If there is really a desire to protect youth, if there is really a desire to protect our environment, why not let the Quebec model do what it is designed to do? It is a model which is working well and which has stood the test of time.

I see the reactions of some members opposite; I would not want to name these members, who were part of the consensus in Quebec, who voted in favour of the unanimous motion in the national assembly, but a number of them could be found in this House and are listening to me now. It is a bit surprising to see them reacting in the places.

I repeat, in politics, credibility is based on consistency. If one cannot be consistent about how one votes in this House, one would do better to defend other interests.

The bill before us, it must be remembered, goes against the Quebec model. In 1978 Quebec set up its own assessment system, which it incorporated into the environment quality act. As I said, the environmental assessment process in Quebec had its origins in the James Bay and northern Quebec agreement.

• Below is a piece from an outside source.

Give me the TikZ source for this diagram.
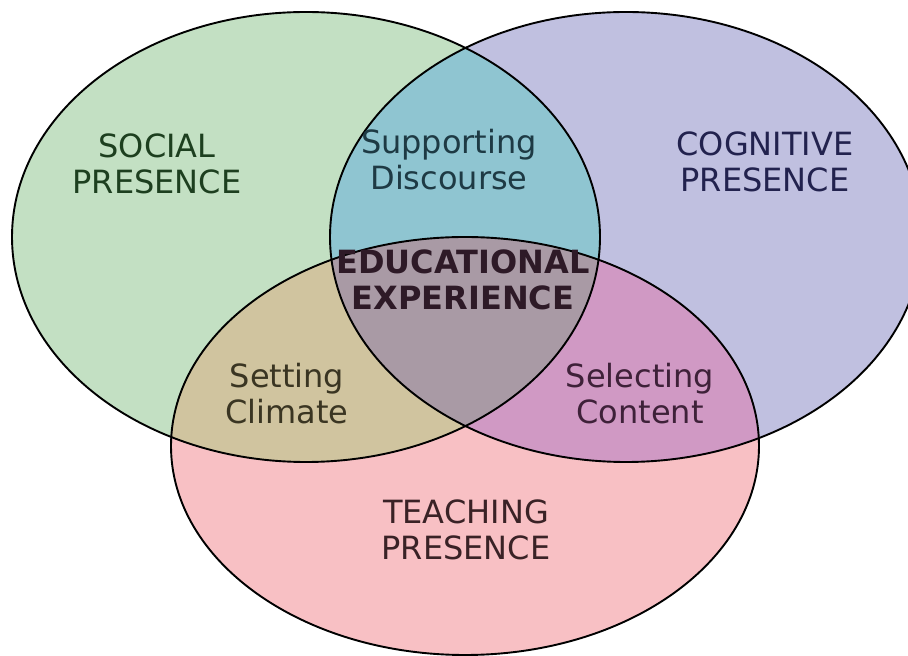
\documentclass[tikz,border=0pt]{standalone}
\usepackage{fontspec}
\setmainfont{DejaVu Sans}
\definecolor{socialgreen}{HTML}{C3E0C3}
\definecolor{cognitiveblue}{HTML}{C0C0E0}
\definecolor{teachingpink}{HTML}{F8C0C4}
\definecolor{discourseteal}{HTML}{8FC5D1}
\definecolor{climateolive}{HTML}{D0C49F}
\definecolor{contentmauve}{HTML}{D099C4}
\definecolor{experiencegrey}{HTML}{A99AA5}
\definecolor{socialink}{HTML}{1D3F1F}
\definecolor{cognitiveink}{HTML}{22224E}
\definecolor{teachingink}{HTML}{3A2226}
\definecolor{discourseink}{HTML}{1E3A44}
\definecolor{climateink}{HTML}{3A3522}
\definecolor{contentink}{HTML}{3E2139}
\definecolor{experienceink}{HTML}{2E1A27}
\newcommand{\socialset}{(306,419) ellipse [x radius=294, y radius=225]}
\newcommand{\cognitiveset}{(626,419) ellipse [x radius=296, y radius=225]}
\newcommand{\teachingset}{(465,210) ellipse [x radius=294, y radius=209]}

\begin{document}
\begin{tikzpicture}[
        x=1pt, y=1pt,
        label/.style={font=\fontsize{32}{36}\selectfont, align=center},
        core/.style={font=\fontsize{32}{36}\selectfont\bfseries, align=center},
        rim/.style={draw=black, line width=1.9pt}
      ]
        \clip (0,0) rectangle (908,656);
        % the three presences
        \fill[socialgreen] \socialset;
        \fill[cognitiveblue] \cognitiveset;
        \fill[teachingpink] \teachingset;
        % overlaps
        \begin{scope}
          \clip \socialset;
          \fill[discourseteal] \cognitiveset;
          \fill[climateolive] \teachingset;
        \end{scope}
        \begin{scope}
          \clip \cognitiveset;
          \fill[contentmauve] \teachingset;
          \clip \socialset;
          \fill[experiencegrey] \teachingset;
        \end{scope}
        \draw[rim] \socialset;
        \draw[rim] \cognitiveset;
        \draw[rim] \teachingset;

        \node[label, text=socialink] (social) at (157,492) {SOCIAL\\PRESENCE};
        \node[label, text=cognitiveink] (cognitive) at (765,494) {COGNITIVE\\PRESENCE};
        \node[label, text=teachingink] (teaching) at (466,126) {TEACHING\\PRESENCE};
        \node[label, text=discourseink] (discourse) at (449,496) {Supporting\\Discourse};
        \node[label, text=climateink] (climate) at (287,262) {Setting\\Climate};
        \node[label, text=contentink] (content) at (640,262) {Selecting\\Content};
        \node[core, text=experienceink] (experience) at (463,376) {EDUCATIONAL\\EXPERIENCE};
      \end{tikzpicture}
\end{document}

A few years later, three years later to be exact, an environmental assessment system was put into place within the framework of the Clean Water Act. In 1980 the Bureau des audiences publiques sur l'environnement was created. Of course, it called for a renewal of the Quebec environmental assessment act, and the government of Quebec acted accordingly.

I was reading over notes published in 1992 by the government of Quebec at a time where a Liberal government was in power in the province and while the MNA and minister of the environment in Quebec was still a member of the national assembly. The 1992 reports from the government of Quebec said:

There is indeed a risk that the latter—

This refers to the federal Environmental Assessment Act.

—will constantly be duplicated, disputed or subordinated to the application of the federal process. Yet, the Quebec procedure has been well established for ten years already; it is well known by the general public and the promoters from Quebec; and it has proven itself.

The areas where the federal authority can get involved are somewhat limitless, given all the levers one can find in the bill itself to force the mandatory examination of projects by the federal authority.

For months the federal government has been shamelessly tempted to destroy the Quebec model. We hope that all the members from Quebec, at least those who voted unanimously at the national assembly, will be able to vote against this bill.